● Information shown:
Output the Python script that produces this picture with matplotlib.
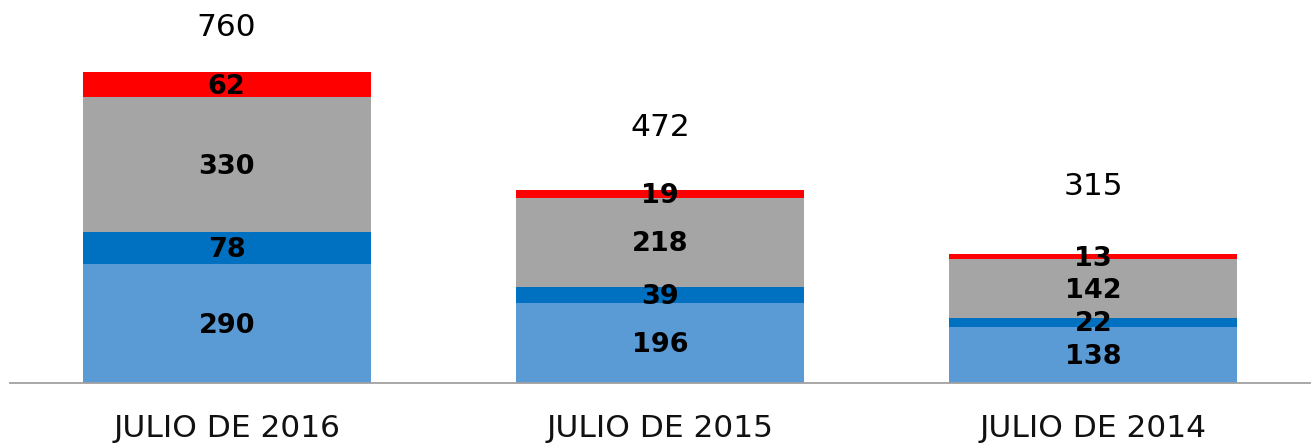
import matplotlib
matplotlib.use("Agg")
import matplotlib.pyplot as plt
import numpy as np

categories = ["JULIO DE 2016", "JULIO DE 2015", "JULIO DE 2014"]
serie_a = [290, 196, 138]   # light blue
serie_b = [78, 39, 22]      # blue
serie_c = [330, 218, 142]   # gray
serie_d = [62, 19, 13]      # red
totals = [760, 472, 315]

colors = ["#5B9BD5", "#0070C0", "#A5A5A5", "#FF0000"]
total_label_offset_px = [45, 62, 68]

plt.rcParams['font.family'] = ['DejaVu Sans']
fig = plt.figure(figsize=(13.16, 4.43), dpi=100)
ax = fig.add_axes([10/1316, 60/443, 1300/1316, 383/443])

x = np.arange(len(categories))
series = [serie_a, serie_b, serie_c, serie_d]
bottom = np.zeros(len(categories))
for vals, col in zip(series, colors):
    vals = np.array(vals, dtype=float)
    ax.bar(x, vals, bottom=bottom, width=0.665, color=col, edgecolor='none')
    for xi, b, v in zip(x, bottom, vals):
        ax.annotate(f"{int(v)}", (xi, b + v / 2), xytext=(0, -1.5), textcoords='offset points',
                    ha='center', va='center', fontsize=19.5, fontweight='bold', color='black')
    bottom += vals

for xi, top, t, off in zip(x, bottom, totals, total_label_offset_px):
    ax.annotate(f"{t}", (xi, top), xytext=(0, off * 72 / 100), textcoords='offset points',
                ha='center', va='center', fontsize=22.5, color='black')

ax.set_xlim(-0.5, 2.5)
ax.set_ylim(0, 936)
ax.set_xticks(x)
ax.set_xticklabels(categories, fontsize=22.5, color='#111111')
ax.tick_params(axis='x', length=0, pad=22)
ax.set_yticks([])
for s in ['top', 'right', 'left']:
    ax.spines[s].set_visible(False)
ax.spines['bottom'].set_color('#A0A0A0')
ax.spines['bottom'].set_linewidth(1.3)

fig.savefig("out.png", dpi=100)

● Task statement:
Print each line of the material above exactly, with the pictures removed from your copy.

● Written solution:
Output the Python script that produces this picture with matplotlib.
import matplotlib
matplotlib.use("Agg")
import matplotlib.pyplot as plt
import numpy as np

categories = ["JULIO DE 2016", "JULIO DE 2015", "JULIO DE 2014"]
serie_a = [290, 196, 138]   # light blue
serie_b = [78, 39, 22]      # blue
serie_c = [330, 218, 142]   # gray
serie_d = [62, 19, 13]      # red
totals = [760, 472, 315]

colors = ["#5B9BD5", "#0070C0", "#A5A5A5", "#FF0000"]
total_label_offset_px = [45, 62, 68]

plt.rcParams['font.family'] = ['DejaVu Sans']
fig = plt.figure(figsize=(13.16, 4.43), dpi=100)
ax = fig.add_axes([10/1316, 60/443, 1300/1316, 383/443])

x = np.arange(len(categories))
series = [serie_a, serie_b, serie_c, serie_d]
bottom = np.zeros(len(categories))
for vals, col in zip(series, colors):
    vals = np.array(vals, dtype=float)
    ax.bar(x, vals, bottom=bottom, width=0.665, color=col, edgecolor='none')
    for xi, b, v in zip(x, bottom, vals):
        ax.annotate(f"{int(v)}", (xi, b + v / 2), xytext=(0, -1.5), textcoords='offset points',
                    ha='center', va='center', fontsize=19.5, fontweight='bold', color='black')
    bottom += vals

for xi, top, t, off in zip(x, bottom, totals, total_label_offset_px):
    ax.annotate(f"{t}", (xi, top), xytext=(0, off * 72 / 100), textcoords='offset points',
                ha='center', va='center', fontsize=22.5, color='black')

ax.set_xlim(-0.5, 2.5)
ax.set_ylim(0, 936)
ax.set_xticks(x)
ax.set_xticklabels(categories, fontsize=22.5, color='#111111')
ax.tick_params(axis='x', length=0, pad=22)
ax.set_yticks([])
for s in ['top', 'right', 'left']:
    ax.spines[s].set_visible(False)
ax.spines['bottom'].set_color('#A0A0A0')
ax.spines['bottom'].set_linewidth(1.3)

fig.savefig("out.png", dpi=100)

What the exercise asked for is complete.